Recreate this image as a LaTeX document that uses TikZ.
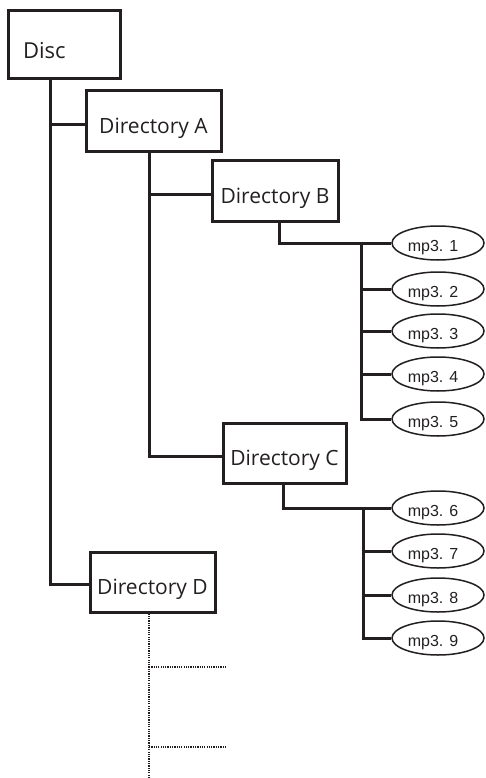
\documentclass[tikz,border=0pt]{standalone}
\usepackage{fontspec}
\setmainfont{Open Sans}
\newfontfamily\mpfont{Liberation Sans}
\usetikzlibrary{shapes.geometric}
\definecolor{ink}{RGB}{35,31,32}
\begin{document}
\begin{tikzpicture}[x=1pt,y=-1pt,
  dirbox/.style={draw=ink,line width=3pt,rectangle,inner sep=0pt,font=\fontsize{21}{25}\selectfont,text=ink,text height=24pt,text depth=0pt},
  mpnode/.style={draw=ink,line width=1.5pt,ellipse,inner sep=0pt,minimum width=92pt,minimum height=34pt,font=\mpfont\fontsize{16}{19}\selectfont,text=ink,text height=17.4pt,text depth=0pt,execute at end node={\hspace{10pt}}},
  link/.style={draw=ink,line width=3pt},
  dotlink/.style={draw=ink,line width=2pt,dash pattern=on 1.2pt off 1.1pt}]
\useasboundingbox (0,0) rectangle (485,778);
\node[dirbox,minimum width=112pt,minimum height=68pt,text width=82pt,align=left,font=\fontsize{22}{26}\selectfont,text height=26.6pt] (disc) at (64,45) {Disc};
\node[dirbox,minimum width=135pt,minimum height=61pt] (dirA) at (153.5,121.5) {Directory A};
\node[dirbox,minimum width=126pt,minimum height=60pt] (dirB) at (275,191) {Directory B};
\node[dirbox,minimum width=123pt,minimum height=60pt] (dirC) at (284.5,453) {Directory C};
\node[dirbox,minimum width=125pt,minimum height=60pt] (dirD) at (152.5,582) {Directory D};
\node[mpnode] (m1) at (438,243) {mp3. 1};
\node[mpnode] (m2) at (438,289) {mp3. 2};
\node[mpnode] (m3) at (438,331) {mp3. 3};
\node[mpnode] (m4) at (438,374) {mp3. 4};
\node[mpnode] (m5) at (438,419) {mp3. 5};
\node[mpnode] (m6) at (438,508) {mp3. 6};
\node[mpnode] (m7) at (438,551) {mp3. 7};
\node[mpnode] (m8) at (438,595) {mp3. 8};
\node[mpnode] (m9) at (438,638) {mp3. 9};
\coordinate (jB) at (361,243);
\coordinate (jC) at (363,508);
\coordinate (dEnd) at (149,778);
\coordinate (d1) at (225,667);
\coordinate (d2) at (225,747);
\draw[link] ([xshift=-14pt]disc.south) |- ([yshift=-3.5pt]dirA.west);
\draw[link] ([xshift=-14pt]disc.south) |- ([yshift=-2pt]dirD.west);
\draw[link] ([xshift=-4.5pt]dirA.south) |- ([yshift=-3pt]dirB.west);
\draw[link] ([xshift=-4.5pt]dirA.south) |- ([yshift=-3pt]dirC.west);
\draw[link] ([xshift=4pt]dirB.south) |- (m1.west);
\draw[link] (jB) |- (m2.west);
\draw[link] (jB) |- (m3.west);
\draw[link] (jB) |- (m4.west);
\draw[link] (jB) |- (m5.west);
\draw[link] ([xshift=-1.5pt]dirC.south) |- (m6.west);
\draw[link] (jC) |- (m7.west);
\draw[link] (jC) |- (m8.west);
\draw[link] (jC) |- (m9.west);
\draw[dotlink] ([xshift=-3.5pt]dirD.south) -- (dEnd);
\draw[dotlink] (dEnd |- d1) -- (d1);
\draw[dotlink] (dEnd |- d2) -- (d2);
\end{tikzpicture}
\end{document}
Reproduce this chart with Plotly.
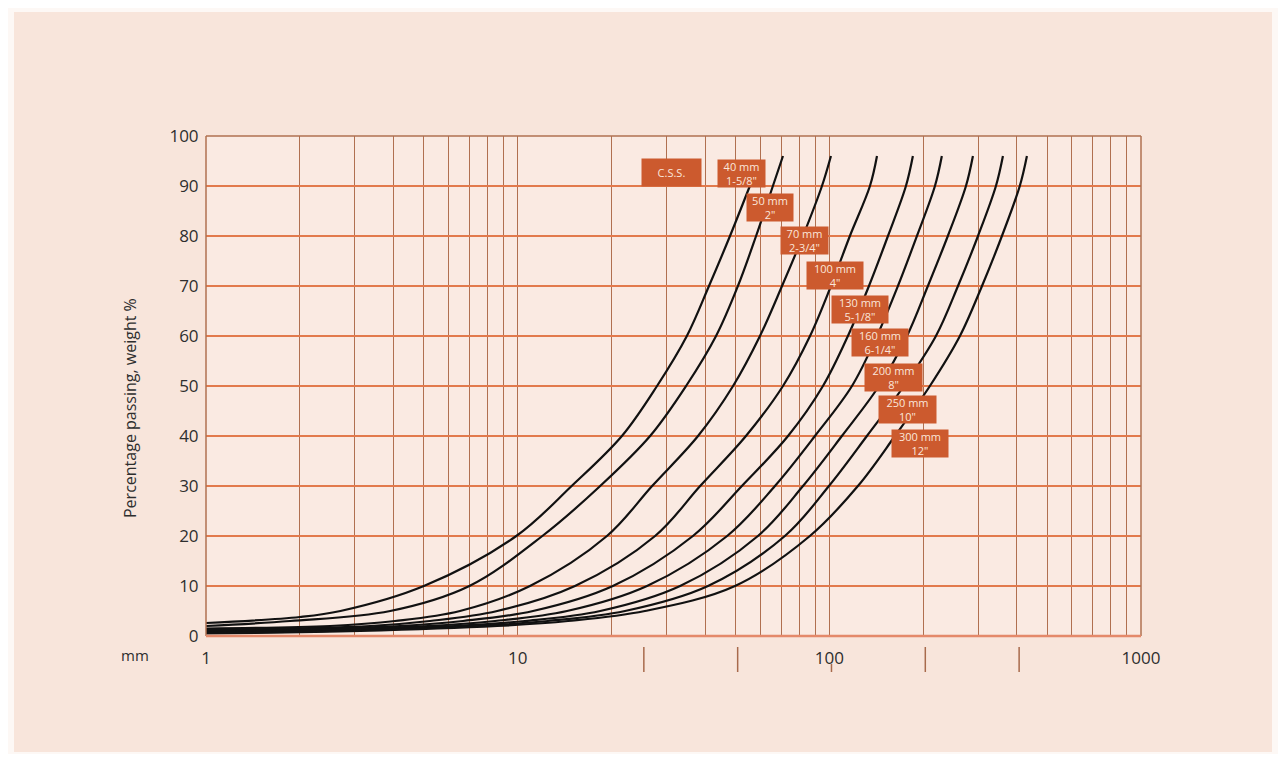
import plotly.graph_objects as go

# ---------------- data ----------------
css_label = "C.S.S."
size_mm = ["40 mm", "50 mm", "70 mm", "100 mm", "130 mm", "160 mm", "200 mm", "250 mm", "300 mm"]
size_in = ['1-5/8"', '2"', '2-3/4"', '4"', '5-1/8"', '6-1/4"', '8"', '10"', '12"']

# particle size (mm) / percentage passing for each curve
c40_x = [1, 2, 2.7, 5.0, 9.9, 14.9, 21.6, 28.0, 34.9, 41.1, 48.0, 55.6, 59.9]
c40_y = [2.6, 3.8, 5, 10, 20, 30, 40, 50, 60, 70, 80, 90, 95]
c50_x = [1, 1.86, 3.9, 7.0, 12.0, 18.4, 26.6, 34.7, 43.3, 50.9, 58.2, 65.9, 71.0]
c50_y = [2.0, 3, 5, 10, 20, 30, 40, 50, 60, 70, 80, 90, 96]
c70_x = [1, 2.5, 4.04, 6.53, 10.95, 19.34, 27.0, 37.9, 49.1, 59.9, 70.5, 82.3, 94.7, 101.2]
c70_y = [1.5, 2, 3, 5, 10, 20, 30, 40, 50, 60, 70, 80, 90, 96]
c100_x = [1, 3.36, 5.23, 8.6, 15.27, 27.6, 38.5, 54.0, 71.0, 86.7, 101.2, 116.4, 135.0, 142.2]
c100_y = [1.2, 2, 3, 5, 10, 20, 30, 40, 50, 60, 70, 80, 90, 96]
c130_x = [1, 4.19, 6.68, 11.2, 20.2, 36.5, 52.4, 73.7, 95.4, 114.7, 134.0, 154.2, 176.1, 185.4]
c130_y = [1.0, 2, 3, 5, 10, 20, 30, 40, 50, 60, 70, 80, 90, 96]
c160_x = [1, 5.16, 8.46, 14.4, 26.0, 47.0, 66.9, 89.9, 118.2, 142.2, 166.0, 191.0, 218.2, 229.6]
c160_y = [0.85, 2, 3, 5, 10, 20, 30, 40, 50, 60, 70, 80, 90, 96]
c200_x = [1, 6.28, 10.55, 18.4, 33.2, 59.0, 82.3, 109.7, 144.3, 177.5, 207.1, 240.0, 274.4, 288.9]
c200_y = [0.7, 2, 3, 5, 10, 20, 30, 40, 50, 60, 70, 80, 90, 96]
c250_x = [1, 2.5, 7.3, 12.5, 22.1, 40.8, 72.0, 99.7, 132.0, 173.5, 219.8, 258.7, 299.9, 342.4, 360.6]
c250_y = [0.6, 1, 2, 3, 5, 10, 20, 30, 40, 50, 60, 70, 80, 90, 96]
c300_x = [1, 3.12, 8.6, 14.5, 25.6, 49.8, 86.6, 123.5, 162.4, 210.2, 262.4, 308.9, 357.9, 408.4, 430.5]
c300_y = [0.5, 1, 2, 3, 5, 10, 20, 30, 40, 50, 60, 70, 80, 90, 96]

curves_x = [c40_x, c50_x, c70_x, c100_x, c130_x, c160_x, c200_x, c250_x, c300_x]
curves_y = [c40_y, c50_y, c70_y, c100_y, c130_y, c160_y, c200_y, c250_y, c300_y]

y_ticks = [0, 10, 20, 30, 40, 50, 60, 70, 80, 90, 100]
x_grid = [1, 2, 3, 4, 5, 6, 7, 8, 9, 10, 20, 30, 40, 50, 60, 70, 80, 90,
          100, 200, 300, 400, 500, 600, 700, 800, 900, 1000]
x_labels = {1: "1", 10: "10", 100: "100", 1000: "1000"}
inch_marks_mm = [25.4, 50.8, 101.6, 203.2, 406.4]  # 1", 2", 4", 8", 16"

# ---------------- styling ----------------
FONT = "Open Sans"
BOX = "#CC5A2E"
BOX_TXT = "#FBE6DB"
HGRID = "#E27A4C"
VGRID = "#B07050"
TXT = "#2E2E2E"

fig = go.Figure()
for xs, ys, name in zip(curves_x, curves_y, size_mm):
    fig.add_trace(go.Scatter(x=xs, y=ys, mode="lines", name=name,
                             line=dict(color="#111111", width=2.2, shape="spline", smoothing=1.0),
                             showlegend=False, hoverinfo="skip"))

# page geometry: the browser page has an 8px body margin
OFF = 8
FIG_W, FIG_H = 1286 - 2 * OFF, 762 - 2 * OFF
# plot-area edges in page pixels
L, R, T, B = 206, 1141, 136, 636
W, H = R - L, B - T
def px(xp):
    return (xp - L) / W
def py(yp):
    return (B - yp) / H

shapes = []
shapes.append(dict(type="rect", xref="paper", yref="paper", x0=px(14), x1=px(1272),
                   y0=py(752), y1=py(12), fillcolor="#F8E5DB", line=dict(width=0), layer="below"))
shapes.append(dict(type="rect", xref="paper", yref="paper", x0=0, x1=1, y0=0, y1=1,
                   fillcolor="#FAEAE2", line=dict(width=0), layer="below"))
shapes.append(dict(type="line", xref="paper", yref="paper", x0=0, x1=1, y0=1, y1=1,
                   line=dict(color=VGRID, width=1.5)))
shapes.append(dict(type="line", xref="paper", yref="paper", x0=0, x1=0, y0=0, y1=1,
                   line=dict(color=VGRID, width=1.5)))
shapes.append(dict(type="line", xref="paper", yref="paper", x0=1, x1=1, y0=0, y1=1,
                   line=dict(color=VGRID, width=1.5)))
shapes.append(dict(type="line", xref="paper", yref="paper", x0=0, x1=1, y0=0, y1=0,
                   line=dict(color="#E4896A", width=2.5)))
for v in inch_marks_mm:
    top = py(664) if v == 101.6 else py(647)
    shapes.append(dict(type="line", xref="x", yref="paper", x0=v, x1=v, y0=top, y1=py(672),
                       line=dict(color="#A86A4C", width=1.5)))

annotations = []
annotations.append(dict(xref="paper", yref="paper", x=px(671.5), y=py(172.5), text=css_label,
                        xanchor="center", yanchor="middle",
                        showarrow=False, bgcolor=BOX, width=57, height=25,
                        font=dict(family=FONT, size=11, color=BOX_TXT)))
label_centers = [(741.5, 173.5), (770, 207.5), (804.5, 240.5), (835, 275.5), (860, 309),
                 (880, 342.5), (893.5, 377), (907.5, 409.5), (920, 443)]
label_widths = [47, 46, 47, 56, 56, 56, 57, 57, 56]
for (cx, cy), wd, mm, inch in zip(label_centers, label_widths, size_mm, size_in):
    annotations.append(dict(xref="paper", yref="paper", x=px(cx), y=py(cy),
                            xanchor="center", yanchor="middle",
                            text=f"{mm}<br>{inch}", showarrow=False, bgcolor=BOX,
                            width=wd, height=27, borderpad=0,
                            font=dict(family=FONT, size=11, color=BOX_TXT)))
annotations.append(dict(xref="paper", yref="paper", x=px(135), y=py(655), text="mm",
                        xanchor="center", yanchor="middle",
                        showarrow=False, font=dict(family=FONT, size=15, color=TXT)))
annotations.append(dict(xref="paper", yref="paper", x=px(130), y=py(408),
                        xanchor="center", yanchor="middle",
                        text="Percentage passing, weight %", textangle=-90, showarrow=False,
                        font=dict(family=FONT, size=16, color=TXT)))

fig.update_layout(
    width=FIG_W, height=FIG_H,
    margin=dict(l=L - OFF, r=(FIG_W + OFF) - R, t=T - OFF, b=(FIG_H + OFF) - B),
    paper_bgcolor="#FDF8F5",
    plot_bgcolor="rgba(0,0,0,0)",
    shapes=shapes,
    annotations=annotations,
    showlegend=False,
    xaxis=dict(type="log", range=[0, 3], tickmode="array", tickvals=x_grid,
               ticktext=[x_labels.get(v, "") for v in x_grid],
               showgrid=True, gridcolor=VGRID, gridwidth=1.3,
               ticks="outside", ticklen=7, tickcolor="rgba(0,0,0,0)",
               tickfont=dict(family=FONT, size=17, color=TXT),
               showline=False, zeroline=False),
    yaxis=dict(range=[0, 100], tickmode="array", tickvals=y_ticks,
               showgrid=True, gridcolor=HGRID, gridwidth=1.5,
               ticks="outside", ticklen=3, tickcolor="rgba(0,0,0,0)",
               tickfont=dict(family=FONT, size=17, color=TXT),
               showline=False, zeroline=False),
)

fig.write_html("out.html")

-----

*What you are asked to do:*
Scan the listing above and copy all lines containing the word "this".

*Full solution:*
Recreate this image as a LaTeX document that uses TikZ.
Reproduce this chart with Plotly.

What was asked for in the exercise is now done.